WAL bloat is the most common. An incremental snapshot running for many hours pins the replication slot, which holds WAL from that slot’s restart_lsn forward.1 If the source database generates more WAL than disk can hold before the snapshot finishes, PostgreSQL either evicts the slot or fills the disk. Neither outcome is graceful.
Forced re-snapshot is the second. Blocking snapshots aren’t resumable. A failure halfway through means starting from row one. For a six-hour snapshot, that’s six hours added to the clock on every failure, compounding if the underlying condition isn’t fixed first.
Silent truncation is the third and least visible. A snapshot that reports success without row-count verification looks healthy until a downstream analytical query returns results that don’t match the source. The connector had no way to know rows were missing; the destination had no way to complain.
Matching snapshot mode to table characteristics is what prevents all three. The mode decision belongs at the same level as deciding how to set wal_level or how many replication slots to provision.
Snapshot Modes: When to Use Each
The three modes in Streamkap’s Debezium-based connectors differ in whether streaming continues during the snapshot, whether failure is recoverable, and whether the table needs a primary key.2
Incremental (Full and Filtered)
Full and filtered snapshots use watermarked chunked reads. Before reading each chunk, the connector writes a low watermark signal. After reading the chunk, it writes a high watermark. Streaming events that arrive between the two watermarks are deduplicated against the snapshot chunk. Streaming continues throughout the operation. If the snapshot fails, it resumes from the last committed chunk.
Full snapshots capture every row in the selected tables. Filtered snapshots capture a subset based on a WHERE clause — the right choice when you only need a specific date range back-filled, or when you’re recovering from a partial outage that affected only a bounded window of data. Both modes process tables sequentially: one table completes before the next begins.
The trade-off is throughput.
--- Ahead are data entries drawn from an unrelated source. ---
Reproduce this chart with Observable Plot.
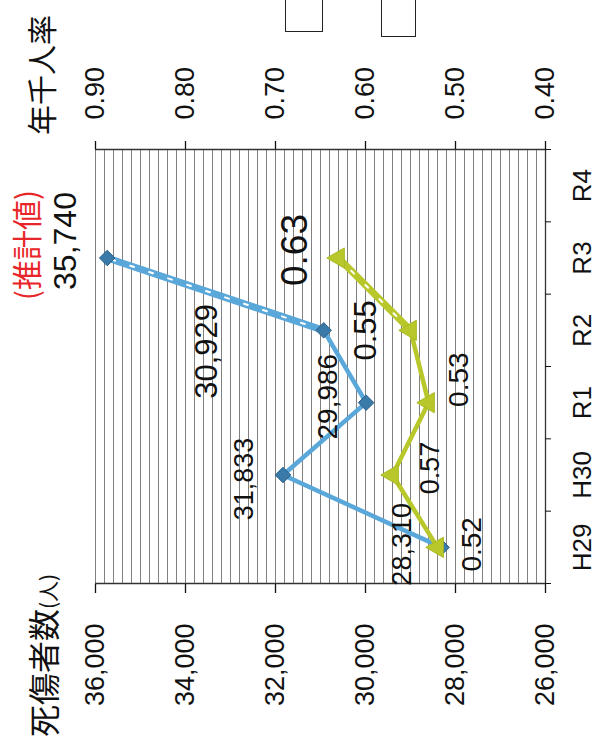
<!DOCTYPE html>
<html><head><meta charset="utf-8">
<script src="https://cdn.jsdelivr.net/npm/d3@7"></script>
<script src="https://cdn.jsdelivr.net/npm/@observablehq/plot@0.6"></script>
<style>
html,body{margin:0;padding:0;background:#fff;overflow:hidden;width:598px;height:742px;}
#rot{position:absolute;left:0;top:742px;width:742px;height:598px;transform-origin:0 0;transform:rotate(-90deg);overflow:hidden;background:#fff;}
#chart{position:absolute;left:0;top:0;}
.ttl{position:absolute;font-family:"Noto Sans CJK JP";color:#111;white-space:nowrap;line-height:1;}
.box{position:absolute;border:1.5px solid #222;background:#fff;}
</style></head><body>
<div id="rot">
  <div id="chart"></div>
  <div class="ttl" style="left:5px;top:26px;font-size:32px;">死傷者数<span style="font-size:21px">(人)</span></div>
  <div class="ttl" style="left:607px;top:25px;font-size:30px;">年千人率</div>
  <div class="box" style="left:710px;top:285px;width:60px;height:36px;"></div>
  <div class="box" style="left:705px;top:381px;width:60px;height:33px;"></div>
</div>
<script>
const categories = ["H29", "H30", "R1", "R2", "R3", "R4"];
const casualties = [28310, 31833, 29986, 30929, 35740];
const rates = [0.52, 0.57, 0.53, 0.55, 0.63];
const countTicks = [26000, 28000, 30000, 32000, 34000, 36000];
const rateTicks = [0.40, 0.50, 0.60, 0.70, 0.80, 0.90];
const estimateNote = "(推計値)";

const BLUE = "#5aa7da";
const BLUE_DARK = "#3a7aa8";
const GREEN = "#b8c82a";
const FONT = "Liberation Sans, Arial, sans-serif";

// secondary axis mapping (rate -> casualty scale)
const rMin = 0.40, rMax = 0.90, cMin = 26000, cMax = 36000;
const toY = r => cMin + (r - rMin) * (cMax - cMin) / (rMax - rMin);
const fromY = v => rMin + (v - cMin) * (rMax - rMin) / (cMax - cMin);

const countData = casualties.map((v, i) => ({i, v, label: d3.format(",")(v)}));
const rateData = rates.map((r, i) => ({i, v: toY(r), label: r.toFixed(2)}));

const gridVals = d3.range(cMin, cMax + 1, 200);

function lab(data, i, dx, dy, fontSize, extra = {}) {
  return Plot.text([data[i]], {x: "i", y: "v", text: "label", dx, dy, fontSize, fill: "#111", fontFamily: FONT, ...extra});
}

const chart = Plot.plot({
  width: 742,
  height: 598,
  marginLeft: 158,
  marginRight: 150,
  marginTop: 95,
  marginBottom: 53,
  style: {fontFamily: FONT, color: "#111", background: "#fff"},
  x: {domain: [-0.5, 5.5]},
  y: {domain: [cMin, cMax]},
  marks: [
    Plot.ruleY(gridVals, {stroke: "#727272", strokeWidth: 0.9}),
    Plot.ruleX([-0.5, 5.5], {stroke: "#333", strokeWidth: 1.3}),
    Plot.ruleY([cMin], {stroke: "#333", strokeWidth: 1.3}),
    Plot.axisY(countTicks, {anchor: "left", tickSize: 9, tickPadding: 31, tickFormat: d3.format(","), fontSize: 27, label: null, strokeWidth: 1.3}),
    Plot.axisY(rateTicks.map(toY), {anchor: "right", tickSize: 8, tickPadding: 22, tickFormat: v => fromY(v).toFixed(2), fontSize: 27, label: null, strokeWidth: 1.3}),
    Plot.axisX(d3.range(-0.5, 6, 1), {anchor: "bottom", tickSize: 6, tickFormat: () => "", label: null}),
    Plot.axisX(d3.range(0, 6), {anchor: "bottom", tickSize: 0, tickPadding: 27, tickFormat: i => categories[i], fontSize: 26, label: null}),
    // casualties line
    Plot.line(countData.slice(0, 4), {x: "i", y: "v", stroke: BLUE, strokeWidth: 4.5}),
    Plot.line(countData.slice(3, 5), {x: "i", y: "v", stroke: BLUE, strokeWidth: 7}),
    Plot.line(countData.slice(3, 5), {x: "i", y: "v", stroke: "#fff", strokeWidth: 2, strokeDasharray: "4,16"}),
    // rate line
    Plot.line(rateData.slice(0, 4), {x: "i", y: "v", stroke: GREEN, strokeWidth: 4.5}),
    Plot.line(rateData.slice(3, 5), {x: "i", y: "v", stroke: GREEN, strokeWidth: 7}),
    Plot.line(rateData.slice(3, 5), {x: "i", y: "v", stroke: "#fff", strokeWidth: 2, strokeDasharray: "4,16"}),
    Plot.dot(countData, {x: "i", y: "v", symbol: "diamond2", r: 7, fill: BLUE_DARK, stroke: "#2c6088", strokeWidth: 1}),
    Plot.dot(rateData, {x: "i", y: "v", symbol: "triangle", r: 7.5, fill: GREEN, stroke: "#a9b820", strokeWidth: 1}),
    // data labels
    lab(countData, 0, 3, -39, 27),
    lab(countData, 1, -4, -39, 27),
    lab(countData, 2, 6, -38, 28),
    lab(countData, 3, -21, -117, 31),
    lab(countData, 4, 17, -41, 32),
    Plot.text([countData[4]], {x: "i", y: "v", text: () => estimateNote, dx: 13, dy: -79, fontSize: 30, fill: "#e8262a", fontFamily: "Noto Sans CJK JP"}),
    lab(rateData, 0, 3, 35, 28),
    lab(rateData, 1, 7, 38, 27),
    lab(rateData, 2, 23, 31, 28),
    lab(rateData, 3, 0, -44, 31),
    lab(rateData, 4, 8, -43, 37)
  ]
});
document.getElementById("chart").appendChild(chart);
</script>
</body></html>
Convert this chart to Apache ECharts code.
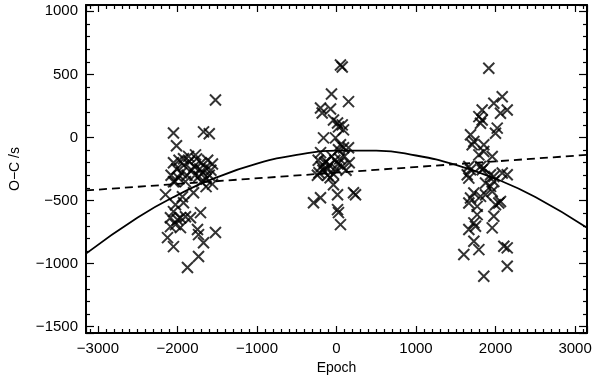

Chunked reads run alongside the source’s normal write traffic, and the connector optimizes chunk size automatically, but source performance is still the ceiling. For a 300M-row table, an incremental snapshot may take 12–18 hours depending on row width, source load, and network latency. That duration is acceptable when streaming continuity matters and you want failures to stay small and resumable.
One behavior to understand before you go to production: rows updated or deleted while an incremental snapshot runs may appear out of order in the destination. You might see a read event followed by an update, or a read followed by a delete. The connector resolves these by matching snapshot chunks against the streaming log and deduplicating, but only when the same row appears in both tracks.3 Your destination should handle idempotent writes regardless. Upsert semantics at the destination remove the ambiguity entirely.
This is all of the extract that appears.